The English word “bitterness” means “extreme enmity; sharpness; severity of temper; biting sarcasm; painful affliction; deep distress of mind.”
In the New Testament, the word “bitterness” is translated from the Greek word pikria. This term denotes the spirit of a man who harbors resentment about the past. Instead of reconciling differences and restoring relationships, he prefers to nurse the grudge.
There is an obvious problem with harboring resentment and nursing grudges: they will never go away. In fact, they will actually become stronger and more destructive; eventually poisoning or consuming the bearer’s heart (Acts 8:23). Not content with conquering one heart, bitterness will eventually spread to others.
The Bible warns against developing a root of bitterness: “looking carefully lest anyone fall short of the grace of God; lest any root of bitterness springing up cause trouble, and by this many become defiled” (Heb. 12:15; see also Deut. 29:18). Notice that a root of bitterness will spring up and cause many to be defiled. Harbored resentment and nursed wounds will not remain under the surface. Like a weed, they will eventually spring forth and spread.

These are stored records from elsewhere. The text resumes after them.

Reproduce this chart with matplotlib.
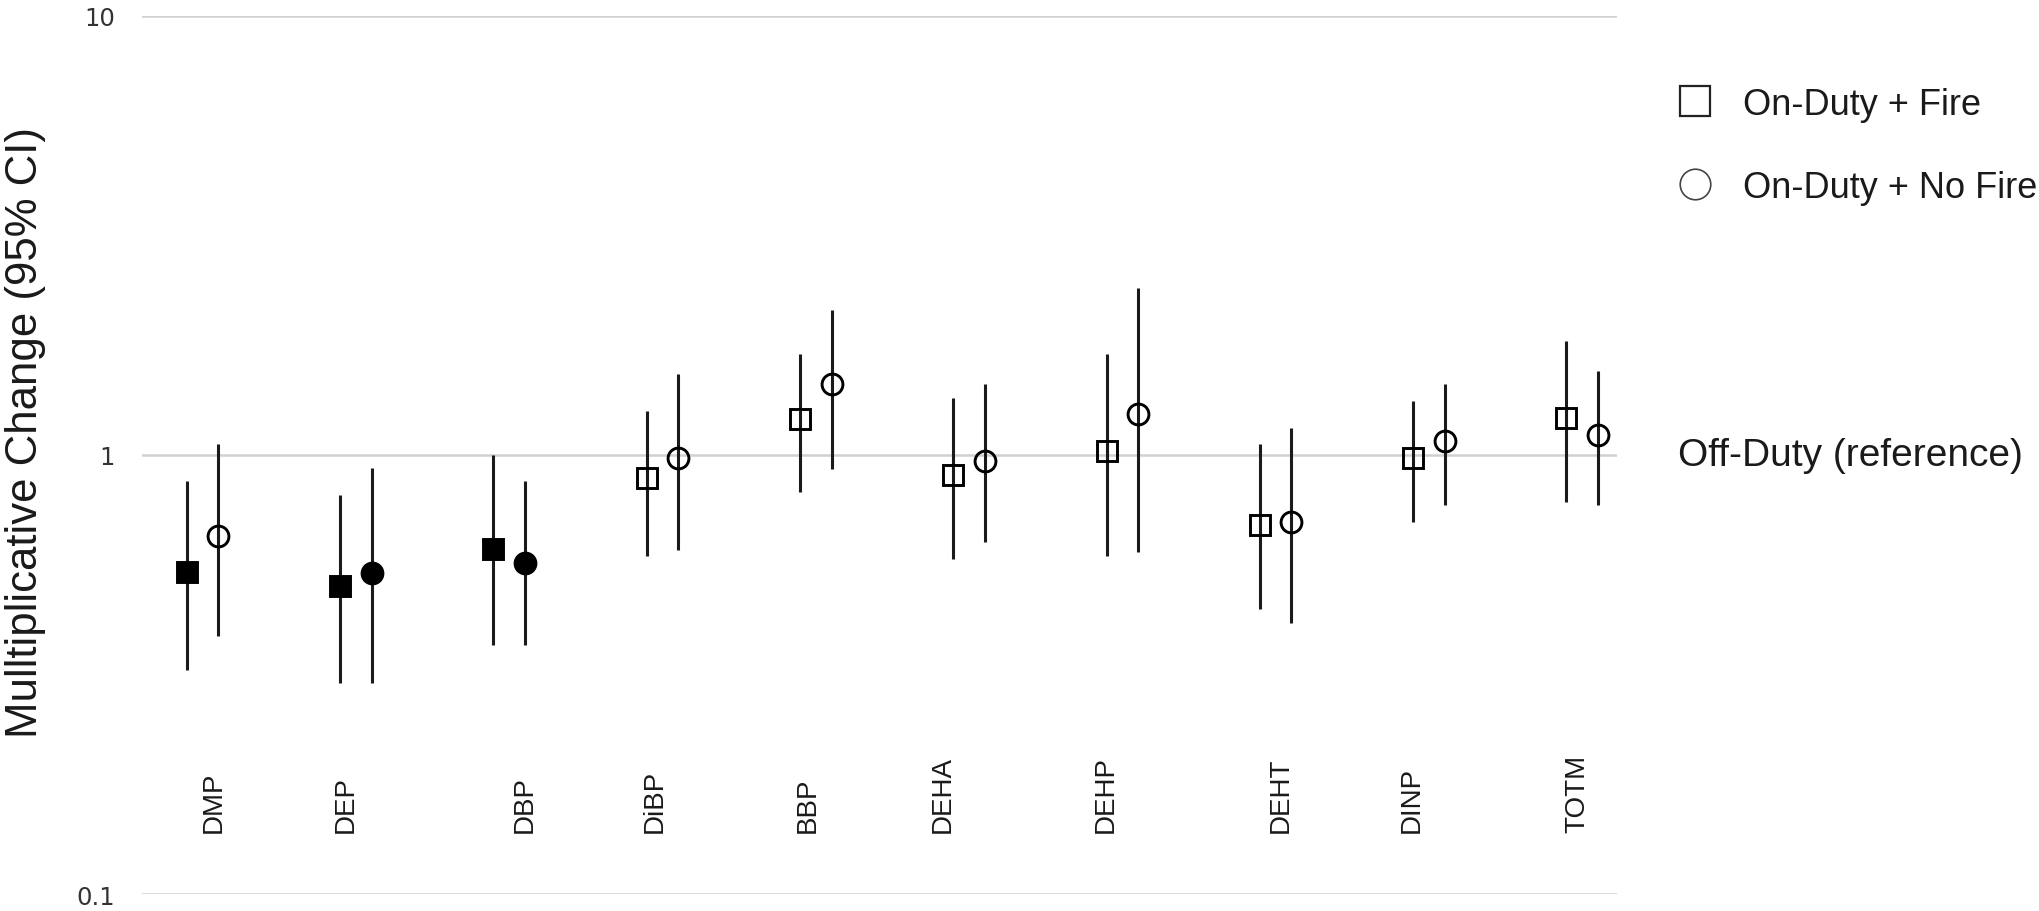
import matplotlib
matplotlib.use("Agg")
import matplotlib.pyplot as plt
import matplotlib.transforms as mtransforms
from matplotlib.lines import Line2D
import numpy as np

# ---------------- data ----------------
compounds = ["DMP", "DEP", "DBP", "DiBP", "BBP", "DEHA", "DEHP", "DEHT", "DINP", "TOTM"]

fire_est = [0.540, 0.503, 0.612, 0.885, 1.210, 0.899, 1.018, 0.692, 0.984, 1.212]
fire_lo  = [0.324, 0.303, 0.369, 0.589, 0.821, 0.579, 0.589, 0.446, 0.702, 0.780]
fire_hi  = [0.871, 0.812, 1.000, 1.260, 1.694, 1.349, 1.694, 1.056, 1.326, 1.817]
fire_sig = [True, True, True, False, False, False, False, False, False, False]

nofire_est = [0.652, 0.537, 0.566, 0.984, 1.447, 0.967, 1.236, 0.703, 1.074, 1.111]
nofire_lo  = [0.387, 0.303, 0.369, 0.608, 0.931, 0.633, 0.601, 0.415, 0.769, 0.769]
nofire_hi  = [1.057, 0.934, 0.871, 1.527, 2.135, 1.449, 2.403, 1.152, 1.449, 1.552]
nofire_sig = [False, True, True, False, False, False, False, False, False, False]

yticks = [0.1, 1, 10]
ytick_labels = ["0.1", "1", "10"]

series_labels = ["On-Duty + Fire", "On-Duty + No Fire"]
reference_label = "Off-Duty (reference)"
ylabel = "Mulltiplicative Change (95% CI)"

# label placement offsets (layout only)
label_offsets = [0.07, -0.065, 0.10, -0.05, -0.05, -0.17, -0.11, 0.035, -0.11, -0.034]

# ---------------- figure ----------------
fig = plt.figure(figsize=(20.4, 9.12), dpi=100)
ax = fig.add_axes([0.0696, 0.01864, 0.7229, 0.9630])

ax.set_yscale("log")
ax.set_ylim(0.1, 10)
ax.set_xlim(-0.395, 9.225)

for s in ax.spines.values():
    s.set_visible(False)

ax.set_yticks(yticks)
ax.set_yticklabels(ytick_labels)
ax.yaxis.set_minor_locator(matplotlib.ticker.NullLocator())
ax.tick_params(axis="y", length=0, pad=19.4, labelsize=17.5, labelcolor="#333333")
for lbl in ax.get_yticklabels():
    lbl.set_family("DejaVu Sans")
ax.set_xticks([])

for yv in yticks:
    ax.axhline(yv, color="#d0d0d0", lw=1.8, zorder=0)

x = np.arange(len(compounds))
off = 0.103
line_col = "#1a1a1a"

def draw_series(xpos, est, lo, hi, sig, marker):
    est = np.array(est); lo = np.array(lo); hi = np.array(hi)
    ax.vlines(xpos, lo, hi, color=line_col, lw=2.2, zorder=2)
    for xi, e, s in zip(xpos, est, sig):
        ax.plot([xi], [e], marker=marker, ms=15, mew=2.1,
                mec="black", mfc=("black" if s else "none"),
                ls="none", zorder=3)

draw_series(x - off, fire_est, fire_lo, fire_hi, fire_sig, "s")
draw_series(x + off, nofire_est, nofire_lo, nofire_hi, nofire_sig, "o")

# category labels inside plot
trans = mtransforms.blended_transform_factory(ax.transData, ax.transAxes)
for xi, name, dx in zip(x, compounds, label_offsets):
    ax.text(xi + dx, 0.0706, name, transform=trans, rotation=90,
            ha="center", va="bottom", fontsize=20,
            family="Liberation Sans", color="#1a1a1a")

# reference label
trans2 = mtransforms.blended_transform_factory(ax.transAxes, ax.transData)
ax.text(1.0416, 1.0, reference_label, transform=trans2, ha="left", va="center",
        fontsize=28, family="Liberation Sans", color="#1a1a1a", clip_on=False)

# y label
fig.text(26 / 2040, 1 - 433 / 912, ylabel, rotation=90, ha="center", va="center",
         fontsize=31.5, family="Liberation Sans", color="#1a1a1a")

# legend
handles = [
    Line2D([], [], marker="s", ls="none", ms=22, mew=1.6, mec="#222222", mfc="white"),
    Line2D([], [], marker="o", ls="none", ms=22, mew=1.2, mec="#444444", mfc="white"),
]
leg = fig.legend(handles, series_labels, loc="upper left",
                 bbox_to_anchor=(1673 / 2040, 1 - 88 / 912),
                 frameon=False, handletextpad=0.75, labelspacing=1.33,
                 borderaxespad=0, borderpad=0, handlelength=1.2,
                 prop={"family": "Liberation Sans", "size": 26})
for t in leg.get_texts():
    t.set_color("#1a1a1a")

fig.savefig("out.png", dpi=100)
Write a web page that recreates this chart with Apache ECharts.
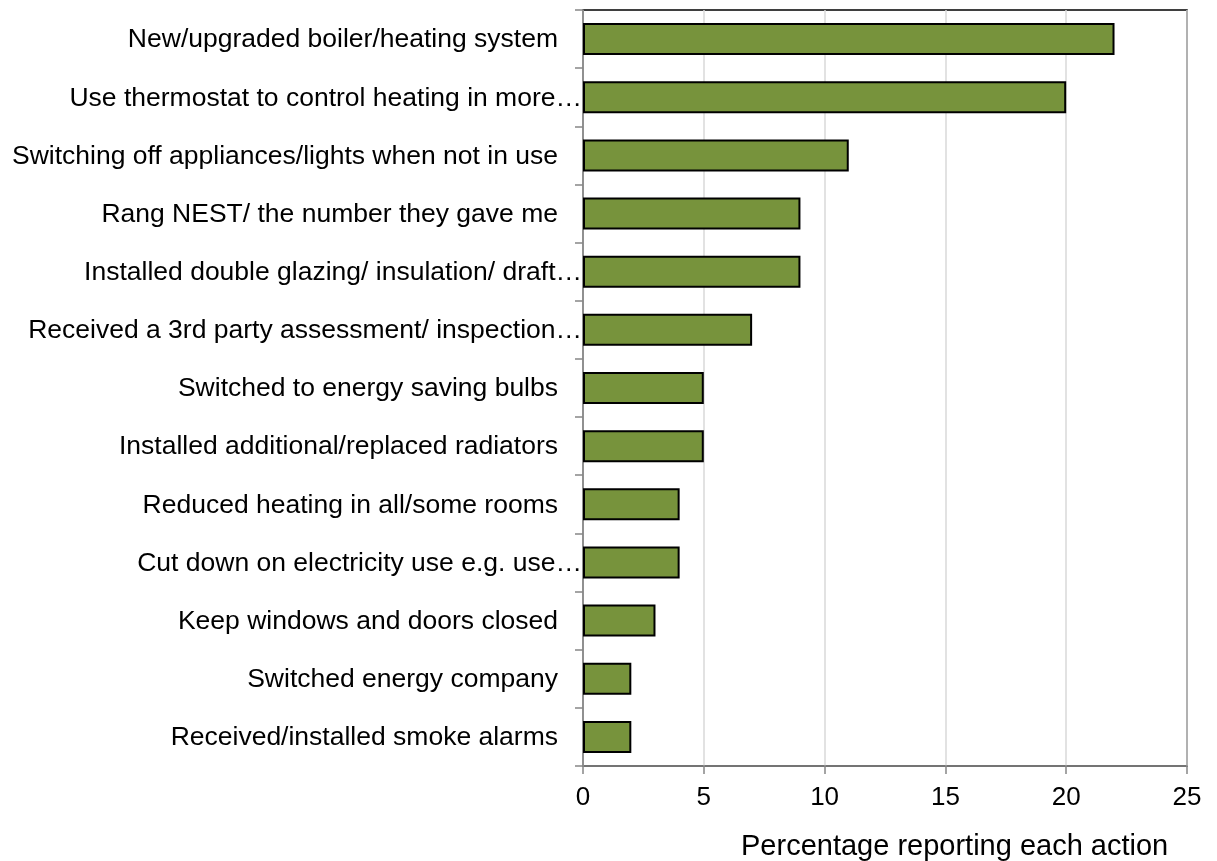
<!DOCTYPE html>
<html>
<head>
<meta charset="utf-8">
<script src="https://cdn.jsdelivr.net/npm/echarts@6/dist/echarts.min.js"></script>
<style>html,body{margin:0;padding:0;background:#fff;}#c{width:1217px;height:861px;}</style>
</head>
<body>
<div id="c"></div>
<script>
const categories = [
  "New/upgraded boiler/heating system",
  "Use thermostat to control heating in more\u2026",
  "Switching off appliances/lights when not in use",
  "Rang NEST/ the number they gave me",
  "Installed double glazing/ insulation/ draft\u2026",
  "Received a 3rd party assessment/ inspection\u2026",
  "Switched to energy saving bulbs",
  "Installed additional/replaced radiators",
  "Reduced heating in all/some rooms",
  "Cut down on electricity use e.g. use\u2026",
  "Keep windows and doors closed",
  "Switched energy company",
  "Received/installed smoke alarms"
];
const values = [22, 20, 11, 9, 9, 7, 5, 5, 4, 4, 3, 2, 2];
const xTicks = [0, 5, 10, 15, 20, 25];
const axisTitle = "Percentage reporting each action";

const font = "Liberation Sans, Arial, sans-serif";
const chart = echarts.init(document.getElementById('c'), null, {renderer: 'canvas'});
chart.setOption({
  animation: false,
  backgroundColor: '#fff',
  textStyle: {fontFamily: font},
  grid: {left: 583, right: 30, top: 10, bottom: 95, show: true, borderColor: '#000', borderWidth: 1.5, containLabel: false},
  xAxis: {
    type: 'value', min: xTicks[0], max: xTicks[xTicks.length - 1], interval: 5,
    axisLine: {show: true, lineStyle: {color: '#868686', width: 1.5}},
    axisTick: {show: true, length: 8, lineStyle: {color: '#868686', width: 1.5}},
    splitLine: {show: true, lineStyle: {color: '#d9d9d9', width: 1.5}},
    axisLabel: {color: '#000', fontSize: 26, margin: 19, fontFamily: font}
  },
  yAxis: {
    type: 'category', data: categories, inverse: true,
    axisLine: {show: true, lineStyle: {color: '#868686', width: 1.5}},
    axisTick: {show: true, length: 8, alignWithLabel: false, lineStyle: {color: '#868686', width: 1.5}},
    axisLabel: {
      color: '#000', fontSize: 26.5, margin: 1, fontFamily: font, interval: 0,
      formatter: function (v) {
        return v.endsWith('\u2026') ? '{t|' + v + '}' : '{n|' + v + '}';
      },
      rich: {
        n: {fontSize: 26.5, fontFamily: font, color: '#000', padding: [2, 24, 0, 0]},
        t: {fontSize: 26.5, fontFamily: font, color: '#000', padding: [2, 0, 0, 0]}
      }
    }
  },
  series: [{
    type: 'bar', data: values, barWidth: '55%',
    itemStyle: {color: '#77933C', borderColor: '#000', borderWidth: 2}
  }],
  graphic: [{
    type: 'text', left: 741, top: 832,
    style: {text: axisTitle, fontSize: 29, fontFamily: font, fill: '#000'}
  }]
});
</script>
</body>
</html>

We have been growing a garden for three years now. The problem with developing a new garden spot is ridding the soil of weeds. Every year we till the ground and plant the seeds. The freshly planted garden looks so clean, but beneath the surface are the root systems of the grass that used to be a part of the lawn. Soon the plants sprout, but so do the weeds. When weeds pop up, we can break them off at the surface, but they are not really gone. To truly get rid of the weeds, we have to pull them up by the roots. If we fail to do so, the weeds will take over the garden. Each year we eventually reach a point at which we give up on pulling the weeds and determine to do better next year.
Try to picture the soil of our heart containing a root system of bitterness. We may keep it looking nice on the surface (what we allow others to see in us) but we are fooling ourselves if we think it is harmless to harbor resentment and nurse grudges. Bitterness is a poison in our heart that eventually contaminates our entire life. Like weeds, bitterness attempts to spread itself to others.
Like other sinful attitudes, a feeling of bitterness (distress and resentment, despair and hopelessness) can spread to others. A person who has a sour attitude about the government, economy, local sports team, local church, etc., can easily find an audience and infect others with his negativity.
However, the destructive nature of bitterness is not only that the negative feelings are spread to others, but the harbored resentment and nursed grudges eventually lash out at others. The English word “bitter” comes from an Old English word that literally meant “to bite.” This is a good description of the effect of bitterness, which often lashes out at others with “biting” words (Ps. 64:3; Rom. 3:14).
Let’s keep bitterness out of our heart.